An inheritance, Part One

YeatsI think of death and it reminds me to consider how to live.  I contemplate the brevity of a lifespan and know that choices are important. I am not ready to die, nor possibly will ever feel so, but I am ready to consider what I want to pass on.

As Hamlet replies to Polonius , when questioned on what the matter is that he is reading …’Words, words, words.’

Language is the river we swim in daily, the route to communication, miscommunication, love and hatred. It is paradoxically the most powerful of medium and the least effective.

There is a radio programme on a Saturday morning that delivers inheritance tracks – those pieces of music that the particular contributor wants most to pass down to their loved ones – in  a similar manner I give you my inheritance tracks – written ones.

I begin with Margaret Atwood, a writer who always has something of note to say and always with style. I love her novels, but this is a short poem that for me describes the atmosphere of a new relationship perfectly.

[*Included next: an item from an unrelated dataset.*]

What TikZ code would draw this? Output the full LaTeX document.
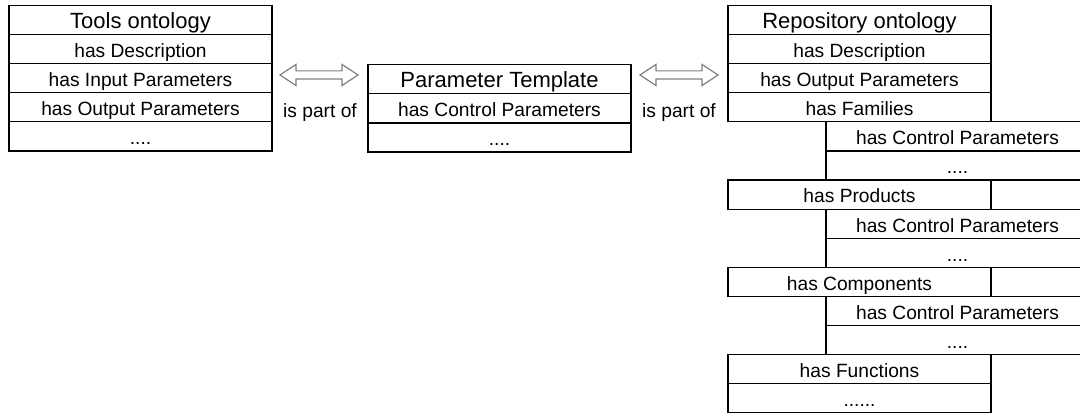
\documentclass[tikz,border=0pt]{standalone}
\usepackage{fontspec}
\setmainfont{Liberation Sans}
\usetikzlibrary{shapes.arrows}

\tikzset{
	cell/.style = {draw, rectangle, anchor = north west, outer sep = 0pt, inner sep = 0pt,
		minimum width = \cw*0.5pt, minimum height = \rh*0.5pt,
		text height = 8.3pt, text depth = 0pt, font = \fontsize{9.6}{11}\selectfont},
	head/.style = {cell, font = \fontsize{11}{13}\selectfont},
	partof/.style = {double arrow, draw = gray, fill = white, inner xsep = 0pt, inner ysep = 1.75pt,
		minimum height = 39pt, double arrow head extend = 3.25pt, double arrow tip angle = 67},
	rel/.style = {anchor = base, font = \fontsize{9.6}{11}\selectfont}
}

\begin{document}
\begin{tikzpicture}[x = 0.5pt, y = -0.5pt, line width = 0.6pt]
			\def\cw{263};
			\def\rh{29.1};
			\def\yTOP{5.5};

			\path [use as bounding box, clip] (0,0) rectangle (1080,415);

			% tools ontology
			\begin{scope}
				\node [head] (tools) at (9,\yTOP) {Tools ontology};
				\node [cell] (toolsDesc) at (9,\yTOP+\rh) {has Description};
				\node [cell] (toolsIn) at (9,\yTOP+2*\rh) {has Input Parameters};
				\node [cell] (toolsOut) at (9,\yTOP+3*\rh) {has Output Parameters};
				\node [cell] (toolsMore) at (9,\yTOP+4*\rh) {....};
			\end{scope}

			% parameter template
			\begin{scope}
				\node [head] (param) at (368,64.8) {Parameter Template};
				\node [cell] (paramCtrl) at (368,64.8+\rh) {has Control Parameters};
				\node [cell] (paramMore) at (368,64.8+2*\rh) {....};
			\end{scope}

			% repository ontology
			\begin{scope}
				\node [head] (repo) at (728,\yTOP) {Repository ontology};
				\node [cell] (repoDesc) at (728,\yTOP+\rh) {has Description};
				\node [cell] (repoOut) at (728,\yTOP+2*\rh) {has Output Parameters};
				\node [cell] (repoFam) at (728,\yTOP+3*\rh) {has Families};
				\node [cell] (famCtrl) at (826,\yTOP+4*\rh) {has Control Parameters};
				\node [cell] (famMore) at (826,\yTOP+5*\rh) {....};
				\node [cell] (repoProd) at (728,\yTOP+6*\rh) {has Products};
				\node [cell, minimum width = 49pt] (prodRest) at (repoProd.north east) {};
				\node [cell] (prodCtrl) at (826,\yTOP+7*\rh) {has Control Parameters};
				\node [cell] (prodMore) at (826,\yTOP+8*\rh) {....};
				\node [cell] (repoComp) at (728,\yTOP+9*\rh) {has Components};
				\node [cell, minimum width = 49pt] (compRest) at (repoComp.north east) {};
				\node [cell] (compCtrl) at (826,\yTOP+10*\rh) {has Control Parameters};
				\node [cell] (compMore) at (826,\yTOP+11*\rh) {....};
				\node [cell] (repoFunc) at (728,\yTOP+12*\rh) {has Functions};
				\node [cell] (funcMore) at (728,\yTOP+13*\rh) {......};
			\end{scope}

			% is part of
			\begin{scope}
				\node [partof] (partTools) at (319,75) {};
				\node [rel] (partToolsText) at (320,118) {is part of};
				\node [partof] (partRepo) at (679,75) {};
				\node [rel] (partRepoText) at (679,118) {is part of};
			\end{scope}
		\end{tikzpicture}
\end{document}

Habitation — Margaret Atwood

[1939–current, Canadian]

Marriage is not 

a house or even a tent 

it is before that, and colder: 

The edge of the forest, the edge 

of the desert 

the unpainted stairs

at the back where we squat 

outside, eating popcorn 

where painfully and with wonder 

at having survived even 

this far 

we are learning to make fire

Source: Atwood, M 1970, Procedures for Underground, Little, Brown.

The line  ‘it is before that, and colder:’  has the perfection of a musical note precisely measured – with just the right element of surprise to quicken the curiosity.

I chose this poem because the five boys that I have the privilege of loving – two my own sons, three from my husbands first marriage, are all embarking on long term relationships. It is this fundamental relationship with a partner that has been the central impetus to my own life – I am introverted and have little need for a wide circle of friendship, but without the anchor of a committed loving relationship I feel adrift and anxious. And I like fire.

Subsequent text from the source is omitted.